Cuando la guerra empieza a ser pasado, se van borrando las identidades confrontacionales, y en la desolación va quedando la sensación de que todos fueron, fuimos víctimas. Unos y otros se encuentran en lo único que les dejó la guerra, su desnuda humanidad, compartida con los espectadores-actores que también discretamente lloran. Esa experiencia de encontrarse como seres humanos, es una crítica demoledora a los órdenes de la guerra, a sus roles, sus legitimaciones, aunque ello no excluya, desde luego, responsabilidades y reconocimientos de daños claramente identificados y atribuidos. Tremendo mensaje para el agobiado espectador: esta ha sido una guerra sin sentido, así haya tenido muchas causas.

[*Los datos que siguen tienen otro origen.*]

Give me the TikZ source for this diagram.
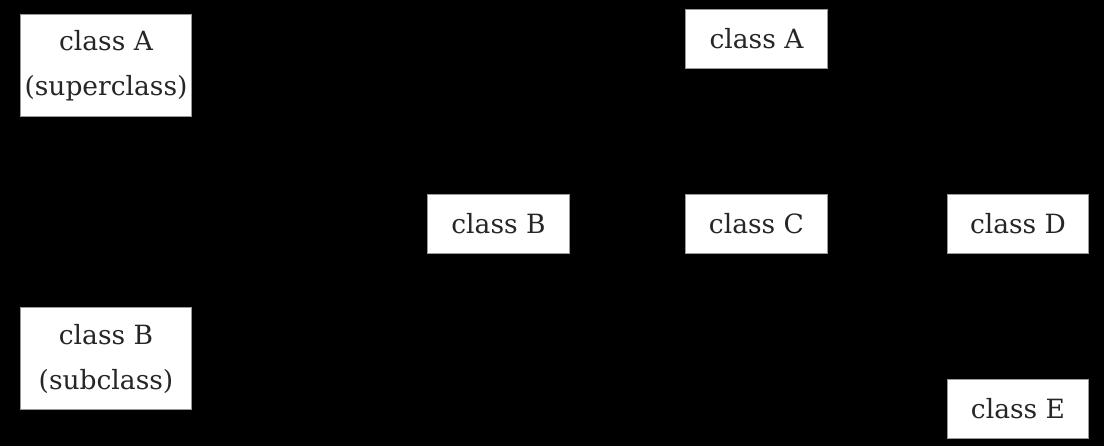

El proceso social y político se impone aquí sobre las rigideces conceptuales. Hace diez años hablar de la humanidad de la guerra hubiera sido considerado con grandes prevenciones, como estrategia de ocultamiento de las complejidades, de la diversidad de actores y raíces históricas del conflicto. Hoy, gracias a las negociaciones, podemos aproximarnos a la vivencia de la guerra como una diversidad de dolores compartidos.

El arte hace el milagro de suturar las discontinuidades del proceso en una narrativa integradora de los tres momentos. Reconocer, dialogar y humanizar: he ahí el saldo pedagógico que a través de múltiples expresiones artísticas nos deja esta guerra, para no quedar condenados a ser meramente una sociedad de eternos agravios.